Sunday, January 22, 2012

St Agnes Lifts up our Hearts and our Standards


Listen to my homily for the day:



If you have trouble listening, click here.
Here are the Mass Readings for the day.

Yesterday I met a whole bunch of twelve year olds.  They had just finished a kind of parish mission at their secondary school.  They were surprisingly astute and aware of the grace of God working in their lives.  I interviewed a few of them before Mass.  One said that she knew she needed more encounters with Jesus in the Sacrament in order to live her vocation.  Another said she needed more faith, another said that she needed more repentance, and many others said that they knew they were not living close enough to God or their parents in order to be the persons that God was calling them to be.

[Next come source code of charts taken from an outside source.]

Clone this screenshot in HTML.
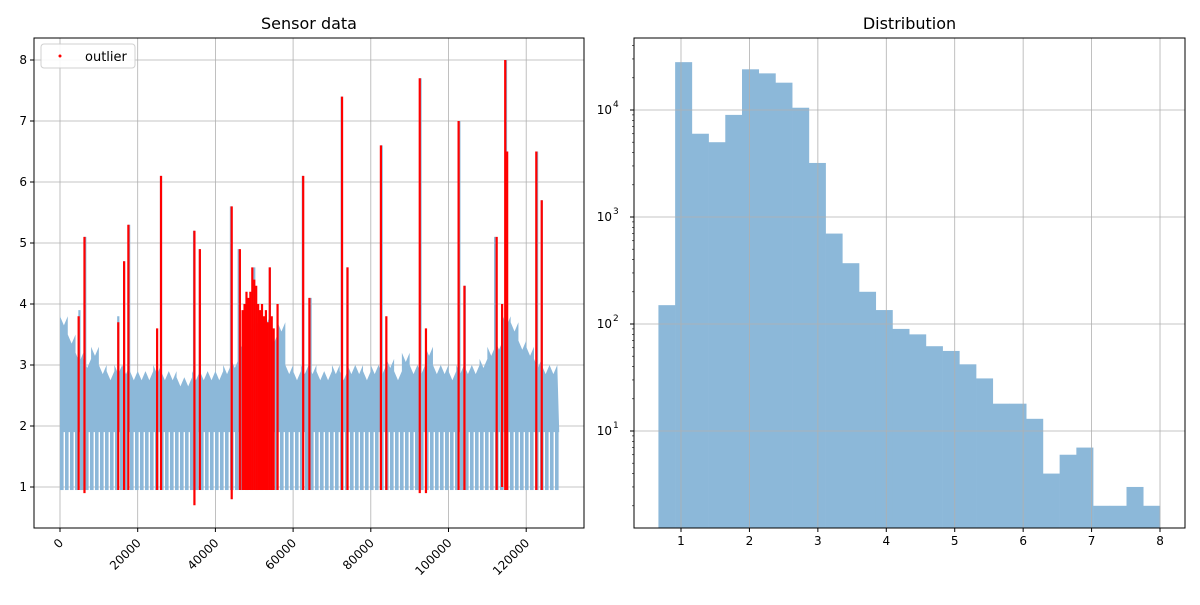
<!DOCTYPE html>
<html><head><meta charset="utf-8"><style>
body{margin:0;background:#fff;font-family:"Liberation Sans","DejaVu Sans",sans-serif}
svg text{font-family:"DejaVu Sans","Liberation Sans",sans-serif;fill:#000}
</style></head><body>
<svg id="c" width="1200" height="600" xmlns="http://www.w3.org/2000/svg">
<defs>
<pattern id="teeth" x="0" width="5" height="10" patternUnits="userSpaceOnUse"><rect width="3.6" height="10" fill="#8cb8d9"/></pattern>
</defs>
</svg>
<script>
// ---- left chart data ----
const binStart = [0,2000,4000,6000,8000,10000,12000,14000,16000,18000,20000,22000,24000,26000,28000,30000,32000,34000,36000,38000,40000,42000,44000,46000,48000,50000,52000,54000,56000,58000,60000,62000,64000,66000,68000,70000,72000,74000,76000,78000,80000,82000,84000,86000,88000,90000,92000,94000,96000,98000,100000,102000,104000,106000,108000,110000,112000,114000,116000,118000,120000,122000,124000,126000];
const bandTop = [3.8,3.5,3.2,3.1,3.3,3.0,2.9,3.0,3.0,2.9,2.9,2.9,3.0,2.9,2.9,2.8,2.8,2.9,2.9,2.9,2.9,3.0,3.1,3.4,3.7,3.8,3.8,3.5,3.7,3.0,2.9,3.0,3.0,2.9,2.9,3.0,2.9,3.0,3.0,2.9,3.0,3.0,3.1,2.9,3.2,3.0,3.0,3.3,3.0,3.0,2.9,3.0,3.0,3.0,3.1,3.3,3.4,3.8,3.7,3.4,3.3,3.1,3.0,3.0];
const spikeX = [5000,6500,15000,16500,17800,26000,34500,36000,44000,46000,50000,54000,62500,64500,72500,74000,82800,92800,102800,104200,112000,114800,122800,124000];
const spikeY = [3.9,5.1,3.8,4.7,5.3,6.1,5.2,4.9,5.6,4.9,4.6,4.6,6.1,4.1,7.4,4.6,6.6,7.7,7.0,4.3,5.1,8.0,6.5,5.7];
const outX = [4800,6300,15000,16500,17600,25000,26000,34600,36000,44200,46300,47000,47500,48000,48500,49000,49500,50000,50500,51000,51500,52000,52500,53000,53500,54000,54500,55000,56000,62600,64200,72600,74000,82600,84000,92600,94200,102600,104100,112400,113800,114600,115100,122600,124000];
const outLo = [0.95,0.9,0.95,0.95,0.95,0.95,0.95,0.7,0.95,0.8,0.95,0.95,0.95,0.95,0.95,0.95,0.95,0.95,0.95,0.95,0.95,0.95,0.95,0.95,0.95,0.95,0.95,0.95,0.95,0.95,0.95,0.95,0.95,0.95,0.95,0.9,0.9,0.95,0.95,0.95,1.0,0.95,0.95,0.95,0.95];
const outHi = [3.8,5.1,3.7,4.7,5.3,3.6,6.1,5.2,4.9,5.6,4.9,3.9,4.0,4.2,4.1,4.2,4.6,4.4,4.3,4.0,3.9,4.0,3.8,3.9,3.7,4.6,3.8,3.6,4.0,6.1,4.1,7.4,4.6,6.6,3.8,7.7,3.6,7.0,4.3,5.1,4.0,8.0,6.5,6.5,5.7];
const xTicksL = [0,20000,40000,60000,80000,100000,120000];
const yTicksL = [1,2,3,4,5,6,7,8];
// ---- right chart data ----
const binLeft = 0.67, binWidth = 0.2443;
const counts = [150,28000,6000,5000,9000,24000,22000,18000,10500,3200,700,370,200,135,90,80,62,56,42,31,18,18,13,4,6,7,2,2,3,2];
const xTicksR = [1,2,3,4,5,6,7,8];
const yTicksR = [1,2,3,4];

const svg = document.getElementById('c');
const NS = 'http://www.w3.org/2000/svg';
function mk(tag, attrs, parent){const e=document.createElementNS(NS,tag);for(const k in attrs)e.setAttribute(k,attrs[k]);(parent||svg).appendChild(e);return e;}

// left axes
const L={x0:34,x1:584,y0:38,y1:528};
const lx=v=>60+v*77.7/20000, ly=v=>487-(v-1)*61;
const gL=mk('g',{});


mk('rect',{x:L.x0,y:L.y0,width:L.x1-L.x0,height:L.y1-L.y0,fill:'#fff'},gL);
xTicksL.forEach(v=>{const l=mk('line',{x1:lx(v),x2:lx(v),y1:L.y0,y2:L.y1,stroke:'#b0b0b0','stroke-width':0.8},gL);});
yTicksL.forEach(v=>{const l=mk('line',{x1:L.x0,x2:L.x1,y1:ly(v),y2:ly(v),stroke:'#b0b0b0','stroke-width':0.8},gL);});
const teeth=mk('rect',{x:lx(0),y:ly(2.1),width:lx(128500)-lx(0),height:ly(0.95)-ly(2.1),fill:'url(#teeth)'},gL);


let pts=[];
binStart.forEach((b,i)=>{pts.push(lx(b)+','+ly(bandTop[i]));pts.push(lx(b+1000)+','+ly(bandTop[i]-0.15));pts.push(lx(b+2000)+','+ly(bandTop[i]));});
pts.push(lx(128500)+','+ly(1.9));pts.push(lx(0)+','+ly(1.9));
const band=mk('polygon',{points:pts.join(' '),fill:'#8cb8d9'},gL);


spikeX.forEach((x,i)=>{const s=mk('line',{x1:lx(x),x2:lx(x),y1:ly(2.5),y2:ly(spikeY[i]),stroke:'#8cb8d9','stroke-width':2.2},gL);});
outX.forEach((x,i)=>{const o=mk('line',{x1:lx(x),x2:lx(x),y1:ly(outLo[i]),y2:ly(outHi[i]),stroke:'#ff0000','stroke-width':2.2},gL);});
mk('rect',{x:L.x0,y:L.y0,width:L.x1-L.x0,height:L.y1-L.y0,fill:'none',stroke:'#000','stroke-width':1},gL);
xTicksL.forEach(v=>{mk('line',{x1:lx(v),x2:lx(v),y1:L.y1,y2:L.y1+4,stroke:'#000'},gL);const t=mk('text',{x:lx(v),y:L.y1+14,'font-size':12,'text-anchor':'end',transform:`rotate(-45 ${lx(v)+4} ${L.y1+10})`},gL);t.textContent=v;});
yTicksL.forEach(v=>{mk('line',{x1:L.x0-4,x2:L.x0,y1:ly(v),y2:ly(v),stroke:'#000'},gL);const t=mk('text',{x:L.x0-7,y:ly(v)+4,'font-size':12,'text-anchor':'end'},gL);t.textContent=v;});
const tl=mk('text',{x:(L.x0+L.x1)/2,y:29,'font-size':16,'text-anchor':'middle'},gL);tl.textContent='Sensor data';


const lg=mk('g',{},gL);


mk('rect',{x:41,y:44,width:94,height:24,rx:3,fill:'#fff',stroke:'#ccc',opacity:0.9},lg);
mk('circle',{cx:60,cy:56,r:1.5,fill:'#f00'},lg);
const lt=mk('text',{x:85,y:61,'font-size':13},lg);lt.textContent='outlier';

// right axes
const R={x0:634,x1:1185,y0:38,y1:528};
const rx=v=>681+(v-1)*68.43, ry=v=>431-(Math.log10(v)-1)*107;
const gR=mk('g',{});


counts.forEach((c,i)=>{const x0=rx(binLeft+i*binWidth),x1=rx(binLeft+(i+1)*binWidth);const b=mk('rect',{x:x0,y:ry(c),width:x1-x0+0.3,height:R.y1-ry(c),fill:'#8cb8d9'},gR);});
xTicksR.forEach(v=>{const l=mk('line',{x1:rx(v),x2:rx(v),y1:R.y0,y2:R.y1,stroke:'#b0b0b0','stroke-width':0.8},gR);});
yTicksR.forEach(e=>{const l=mk('line',{x1:R.x0,x2:R.x1,y1:ry(10**e),y2:ry(10**e),stroke:'#b0b0b0','stroke-width':0.8},gR);});
mk('rect',{x:R.x0,y:R.y0,width:R.x1-R.x0,height:R.y1-R.y0,fill:'none',stroke:'#000'},gR);
xTicksR.forEach(v=>{mk('line',{x1:rx(v),x2:rx(v),y1:R.y1,y2:R.y1+4,stroke:'#000'},gR);const t=mk('text',{x:rx(v),y:R.y1+17,'font-size':12,'text-anchor':'middle'},gR);t.textContent=v;});
yTicksR.forEach(e=>{mk('line',{x1:R.x0-4,x2:R.x0,y1:ry(10**e),y2:ry(10**e),stroke:'#000'},gR);const t=mk('text',{x:R.x0-22,y:ry(10**e)+4,'font-size':12,'text-anchor':'end'},gR);t.textContent='10';const s=mk('text',{x:R.x0-21,y:ry(10**e)-3,'font-size':9},gR);s.textContent=e;});
for(let e=0;e<5;e++)for(let m=2;m<10;m++){const v=m*10**e,y=ry(v);if(y>R.y0&&y<R.y1)mk('line',{x1:R.x0-2,x2:R.x0,y1:y,y2:y,stroke:'#000','stroke-width':0.6},gR);}
const tr=mk('text',{x:(R.x0+R.x1)/2,y:29,'font-size':16,'text-anchor':'middle'},gR);tr.textContent='Distribution';


</script>
</body></html>
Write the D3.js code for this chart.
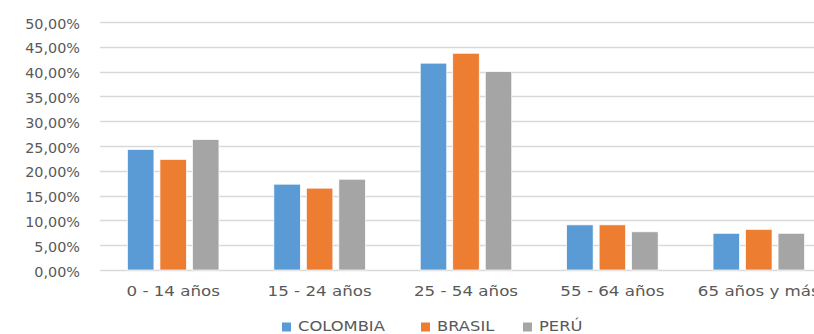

St Agnes was only twelve years old when she witnessed to Christ with the gift of her very life!  How many twelve year olds do we expect to become saints, not when they graduate from secondary school or university, or when they find faith on their own, but today, now?  I don't think we have very high standards for them.  It seems like they are treated like a nuisance, like something to discipline, like something to tolerate.  I am always reminded of martyrology of Lyons, France, when in the Diocletian persecution, the same one that took the life of St Agnes, it is recorded that a twelve year old girl would not burn incense to the gods and the prison guards tortured her.  Every time it seemed she felt the effects of the ill treatment she would cry out, "EGO SUM CHRISTIANUS!" (I am a Christian), and she would then receive a mysterious kind of strength.  The torturers were worn out after 36 hours of knives and fire, but the little girl remained resolute and full of a supernatural joy until the very end.

We need to learn from these 12 year old saints.  Firstly, that twelve year olds are called to be saints, not tomorrow, but right now.  Secondly, that the Holy Eucharist and the Sacrament of Penance, which are present in this realm of the senses to bring us to the realm of the mystery and imperceptible glory of Christ's hidden divinity, should never become routine or familiar in a way that keeps us from going beyond ourselves.

May the prayers of the Immaculate Virgin Mary, queen of martyrs, St Agnes, and all the Saints, inspire in us to respond generously to God's call.